## PROVIDED MATERIAL
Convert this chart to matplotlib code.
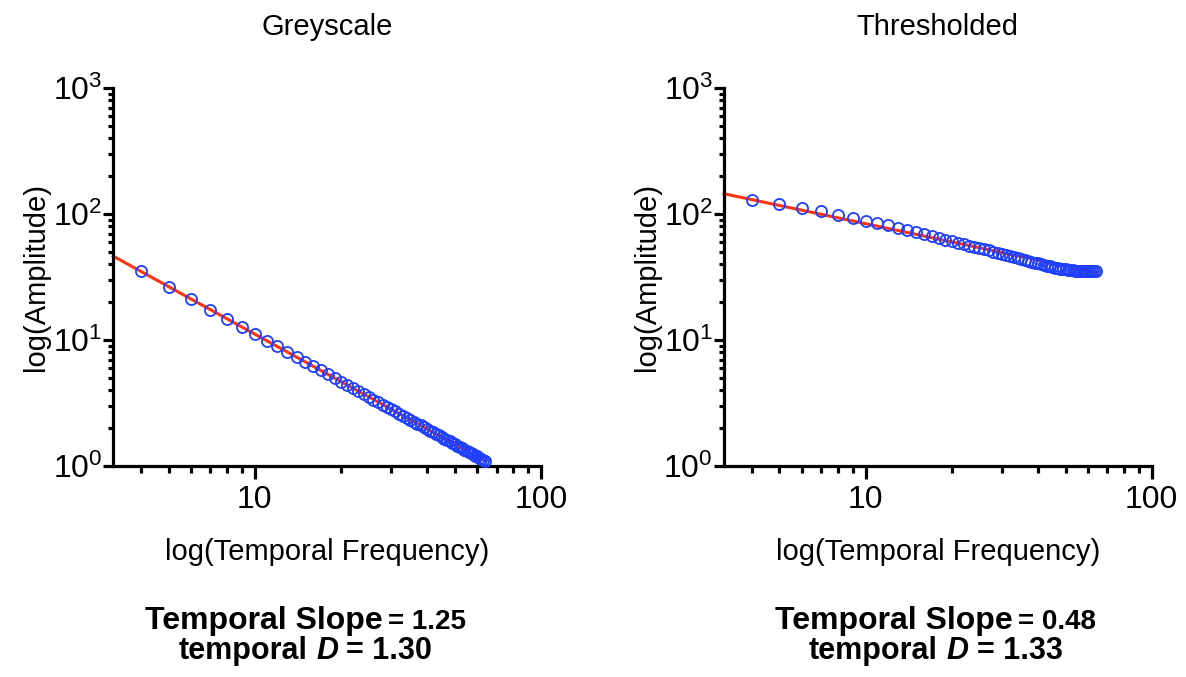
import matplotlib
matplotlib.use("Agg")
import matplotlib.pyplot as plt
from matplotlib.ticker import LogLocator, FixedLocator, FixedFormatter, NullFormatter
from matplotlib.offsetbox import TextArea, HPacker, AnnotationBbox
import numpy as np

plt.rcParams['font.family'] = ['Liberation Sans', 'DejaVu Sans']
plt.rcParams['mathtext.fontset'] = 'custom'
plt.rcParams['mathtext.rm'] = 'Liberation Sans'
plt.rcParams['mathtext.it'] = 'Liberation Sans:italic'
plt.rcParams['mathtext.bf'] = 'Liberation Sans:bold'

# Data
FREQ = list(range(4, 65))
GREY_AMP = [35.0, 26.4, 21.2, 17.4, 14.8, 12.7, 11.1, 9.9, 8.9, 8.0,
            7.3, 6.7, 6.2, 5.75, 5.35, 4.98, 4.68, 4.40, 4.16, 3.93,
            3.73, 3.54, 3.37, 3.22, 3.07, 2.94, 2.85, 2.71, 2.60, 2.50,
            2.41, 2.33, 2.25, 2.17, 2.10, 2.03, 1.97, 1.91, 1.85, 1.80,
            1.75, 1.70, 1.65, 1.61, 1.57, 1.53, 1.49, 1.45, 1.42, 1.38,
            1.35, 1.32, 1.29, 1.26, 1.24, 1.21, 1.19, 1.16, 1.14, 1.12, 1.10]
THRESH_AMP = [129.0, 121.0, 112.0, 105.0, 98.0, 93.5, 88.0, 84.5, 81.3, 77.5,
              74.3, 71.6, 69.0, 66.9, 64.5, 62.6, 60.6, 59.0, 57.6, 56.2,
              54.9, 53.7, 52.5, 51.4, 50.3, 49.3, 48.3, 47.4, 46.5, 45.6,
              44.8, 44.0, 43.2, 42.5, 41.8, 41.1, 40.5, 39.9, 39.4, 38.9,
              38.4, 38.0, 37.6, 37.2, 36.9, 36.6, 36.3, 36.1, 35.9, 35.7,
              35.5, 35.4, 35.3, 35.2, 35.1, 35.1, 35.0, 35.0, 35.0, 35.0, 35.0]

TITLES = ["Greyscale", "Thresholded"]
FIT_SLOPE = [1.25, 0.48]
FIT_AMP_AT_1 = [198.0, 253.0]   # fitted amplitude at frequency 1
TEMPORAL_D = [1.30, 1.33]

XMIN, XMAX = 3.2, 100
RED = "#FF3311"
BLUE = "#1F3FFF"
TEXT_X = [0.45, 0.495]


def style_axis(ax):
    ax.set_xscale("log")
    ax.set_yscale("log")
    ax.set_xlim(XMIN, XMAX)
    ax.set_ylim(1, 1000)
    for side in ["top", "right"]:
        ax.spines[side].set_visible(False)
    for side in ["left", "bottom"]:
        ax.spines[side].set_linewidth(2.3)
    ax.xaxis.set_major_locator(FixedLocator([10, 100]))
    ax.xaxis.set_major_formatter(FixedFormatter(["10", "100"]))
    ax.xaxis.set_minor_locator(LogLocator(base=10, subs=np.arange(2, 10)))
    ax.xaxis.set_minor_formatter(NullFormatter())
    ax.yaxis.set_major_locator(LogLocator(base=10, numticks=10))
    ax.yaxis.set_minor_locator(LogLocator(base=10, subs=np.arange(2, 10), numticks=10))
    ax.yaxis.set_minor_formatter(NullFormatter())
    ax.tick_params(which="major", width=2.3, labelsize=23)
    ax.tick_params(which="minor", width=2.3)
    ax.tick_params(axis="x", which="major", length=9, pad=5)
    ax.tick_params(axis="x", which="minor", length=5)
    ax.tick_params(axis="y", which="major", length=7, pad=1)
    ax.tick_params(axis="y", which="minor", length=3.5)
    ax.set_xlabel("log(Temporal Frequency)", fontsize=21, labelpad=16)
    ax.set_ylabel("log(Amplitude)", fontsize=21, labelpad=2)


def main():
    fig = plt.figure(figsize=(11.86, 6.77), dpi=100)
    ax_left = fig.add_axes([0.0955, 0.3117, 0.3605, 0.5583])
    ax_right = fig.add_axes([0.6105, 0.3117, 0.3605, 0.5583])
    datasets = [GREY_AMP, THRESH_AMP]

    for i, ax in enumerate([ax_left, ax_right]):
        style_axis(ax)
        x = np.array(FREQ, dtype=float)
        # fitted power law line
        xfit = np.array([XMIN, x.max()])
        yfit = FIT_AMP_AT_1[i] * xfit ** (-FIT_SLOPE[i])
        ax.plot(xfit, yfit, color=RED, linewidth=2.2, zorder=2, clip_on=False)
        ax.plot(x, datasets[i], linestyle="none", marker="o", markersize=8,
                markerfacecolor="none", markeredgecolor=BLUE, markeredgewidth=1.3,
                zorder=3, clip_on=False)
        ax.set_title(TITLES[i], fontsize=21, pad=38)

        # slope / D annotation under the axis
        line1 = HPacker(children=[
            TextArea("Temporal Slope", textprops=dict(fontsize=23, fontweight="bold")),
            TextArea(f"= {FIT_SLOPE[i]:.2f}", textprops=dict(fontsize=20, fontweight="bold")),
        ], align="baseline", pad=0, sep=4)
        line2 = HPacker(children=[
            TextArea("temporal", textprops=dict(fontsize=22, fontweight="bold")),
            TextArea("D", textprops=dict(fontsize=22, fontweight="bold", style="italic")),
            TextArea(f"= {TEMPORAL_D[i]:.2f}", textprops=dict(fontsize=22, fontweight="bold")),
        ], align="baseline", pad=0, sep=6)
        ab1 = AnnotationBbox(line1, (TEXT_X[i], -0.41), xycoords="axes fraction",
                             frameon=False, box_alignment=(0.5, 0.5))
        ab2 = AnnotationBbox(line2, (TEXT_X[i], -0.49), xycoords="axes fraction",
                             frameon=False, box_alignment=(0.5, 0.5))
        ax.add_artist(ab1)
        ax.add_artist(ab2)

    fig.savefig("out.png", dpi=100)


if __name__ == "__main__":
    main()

## GIVEN EXERCISE
Extract, word for word, each line from the top of the data down to and including the line with "plt.rcParams['mathtext.bf'] = 'Liberation"; skip the pictures.

## TASK RESULT
Convert this chart to matplotlib code.
import matplotlib
matplotlib.use("Agg")
import matplotlib.pyplot as plt
from matplotlib.ticker import LogLocator, FixedLocator, FixedFormatter, NullFormatter
from matplotlib.offsetbox import TextArea, HPacker, AnnotationBbox
import numpy as np

plt.rcParams['font.family'] = ['Liberation Sans', 'DejaVu Sans']
plt.rcParams['mathtext.fontset'] = 'custom'
plt.rcParams['mathtext.rm'] = 'Liberation Sans'
plt.rcParams['mathtext.it'] = 'Liberation Sans:italic'
plt.rcParams['mathtext.bf'] = 'Liberation Sans:bold'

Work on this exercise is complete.